Speaking to The AJN by phone from New York, where he is currently running a writing workshop, Keret reveals that penning his memoir wasn’t exactly on his must-do list. Far from it, in fact.

“Since I started writing, when I was 19, I never had any wish to write non-fiction,” he admits. “Even as a child, I never wrote a diary.

“For me, writing was something that had to do with inventing stories and making up characters. It was very much like going out on an adventure – sitting down and writing something and not knowing how it was going to end.

“But when you write non-fiction, the entire attitude towards it is different, as is the joy that comes from it.”

Nine-and-a-half years ago in Tel Aviv, on the same day that a terrorist attack shook the city, Keret and his screenwriter wife Shira Geffen welcomed their son Lev into the world.

“The first personal non-fiction piece that I wrote – not an op-ed – was about the day my son was born, whicah became the opening piece in the book,” he explains.

“I think there was something with his birth – some kind of primal responsibility of documenting that moment.

“Before I became a father, I believed in this kind of never-ending present. But having a child gave me a strong sensation of the future, so I had this need to write stuff – both to keep it, but also to explain things to myself. Writing helps you to understand your emotions.”

His recent books include a collection of his own short stories titled Suddenly, a Knock on the Door, and a collection of short stories by Israeli writers that he co-edited for Tel Aviv Noir.

When Keret’s beloved father Efraim, who, along with Keret’s mother Orna, was a Holocaust ­survivor, was diagnosed with a terminal illness, Keret instantly knew what his next project would be.

“I felt that I needed to write a book that would talk both about me as a new father and as a child to my own father,” he says.

“It would be one that would include all those thoughts and emotions about my family, about this theme of continuation and their personalities as Holocaust survivors. It would put it all into the one context.”

The result is The Seven Good Years, a witty, somewhat whimsical and profoundly poignant account of a crucial period in Keret’s life, beginning with the birth of Lev and concluding with the passing of Efraim three years ago.

“It was very easy for me to write it,” Keret says, adding, “but it becomes more complicated when you want to share it with people or publish it.”

What did Keret’s family members think of the memoir, which is laden with frank and funny tales of their everyday encounters?

“My mother read and it she really liked it. My wife and son read it too, and they liked the concept of it. My wife especially likes it when I write about our arguments. She likes her character in the book,” he says.

Keret knows, too, that his father would have been glowing with pride. After all, he says with a laugh, how could he not have been?

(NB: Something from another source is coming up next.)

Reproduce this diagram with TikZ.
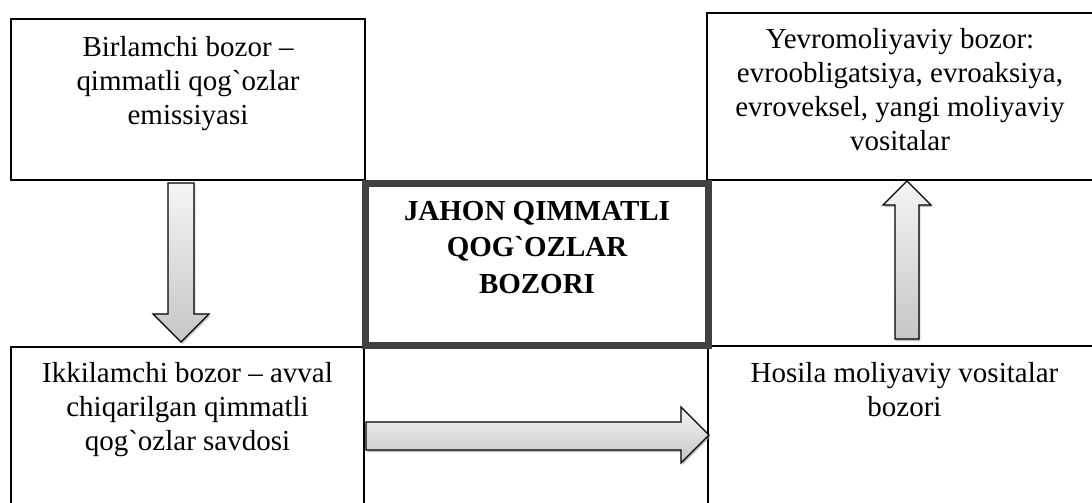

“When I began writing, every time I would write a story I would give it to my parents, and each time they would say ‘It’s amazing, it’s so great! Whoa, that’s a wonderful story!’” he recounts fondly.

“After giving them my 20th story, I said ‘How can all the stories be amazing?’ and they looked at me and said, ‘How can they not be amazing? They’re by our son!’ So that idea of unconditional love is something that has been very strong in my life.”

Already at work on his next project, Keret is in the process of developing with his wife a quirky French TV series about a time-travelling real estate agent. In 2007, Keret and Geffen won the Cannes Film Festival’s Camera d’Or award for their movie Jellyfish.

There’s certainly much, it seems, to continue to look forward to from this master of storytelling.

The Seven Good Years is published by Scribe Publications, $27.99 (rrp).